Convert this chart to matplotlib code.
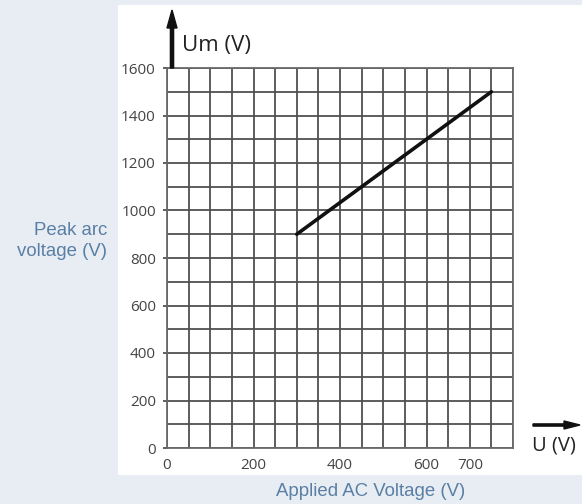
import matplotlib.pyplot as plt
from matplotlib.patches import Rectangle, FancyArrow
import numpy as np

# data
applied_v = [300, 450, 600, 750]
peak_v = [900, 1100, 1300, 1500]

x_labels = [0, 200, 400, 600, 700]
y_labels = [0, 200, 400, 600, 800, 1000, 1200, 1400, 1600]

W, H = 582, 504
fig = plt.figure(figsize=(W / 100, H / 100), dpi=100)
fig.patch.set_facecolor('#e8edf3')

# white picture panel
fig.patches.append(Rectangle((118 / W, 1 - 475 / H), (W - 118) / W, 470 / H,
                             transform=fig.transFigure, facecolor='white',
                             edgecolor='none', zorder=-1))

ax = fig.add_axes([167 / W, 1 - 448 / H, (513 - 167) / W, (448 - 68) / H])
ax.set_zorder(2)
ax.set_facecolor('white')
ax.set_xlim(0, 800)
ax.set_ylim(0, 1600)

ax.set_xticks(x_labels)
ax.set_yticks(y_labels)
ax.set_xticks(np.arange(0, 801, 50), minor=True)
ax.set_yticks(np.arange(0, 1601, 100), minor=True)
ax.grid(True, which='both', color='#505050', linewidth=1.3)
ax.set_axisbelow(True)
for s in ax.spines.values():
    s.set_color('#6a6a6a')
    s.set_linewidth(1.3)

ax.tick_params(which='minor', length=0)
ax.tick_params(axis='x', which='major', length=0, pad=7, labelsize=11, labelcolor='#444444')
ax.tick_params(axis='y', which='major', length=3, width=1.2, color='#444444', pad=5,
               labelsize=11, labelcolor='#444444')
for lab in ax.get_xticklabels() + ax.get_yticklabels():
    lab.set_family('Open Sans')

ax.plot(applied_v, peak_v, color='#111111', linewidth=2.6, solid_capstyle='round', zorder=3)

# axis arrows and their labels
fig.patches.append(FancyArrow(172 / W, 1 - 68 / H, 0, 58 / H, width=3.2 / W,
                              head_width=10 / W, head_length=18 / H,
                              length_includes_head=True, transform=fig.transFigure,
                              color='#111111', zorder=5))
fig.text(182 / W, 1 - 45 / H, 'Um (V)', family='Open Sans', fontsize=16,
         color='#222222', va='center', ha='left')

fig.patches.append(FancyArrow(533 / W, 1 - 425 / H, 47 / W, 0, width=2.2 / H,
                              head_width=8 / H, head_length=16 / W,
                              length_includes_head=True, transform=fig.transFigure,
                              color='#111111', zorder=5))
fig.text(554 / W, 1 - 445 / H, 'U (V)', family='Open Sans', fontsize=14.5,
         color='#222222', va='center', ha='center')

blue = '#5a7fa5'
fig.text(107 / W, 1 - 241 / H, 'Peak arc\nvoltage (V)', family='Liberation Sans',
         fontsize=13.4, color=blue, ha='right', va='center', linespacing=1.3)
fig.text(371 / W, 1 - 491 / H, 'Applied AC Voltage (V)', family='Liberation Sans',
         fontsize=13.4, color=blue, ha='center', va='center')

fig.savefig('out.png', dpi=100, facecolor=fig.get_facecolor())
━━━
Please reproduce the listing exactly from its opening line through the line that contains "peak_v = [900, 1100, 1300, 1500]", both included, with all pictures omitted.

# Response to this exercise
Convert this chart to matplotlib code.
import matplotlib.pyplot as plt
from matplotlib.patches import Rectangle, FancyArrow
import numpy as np

# data
applied_v = [300, 450, 600, 750]
peak_v = [900, 1100, 1300, 1500]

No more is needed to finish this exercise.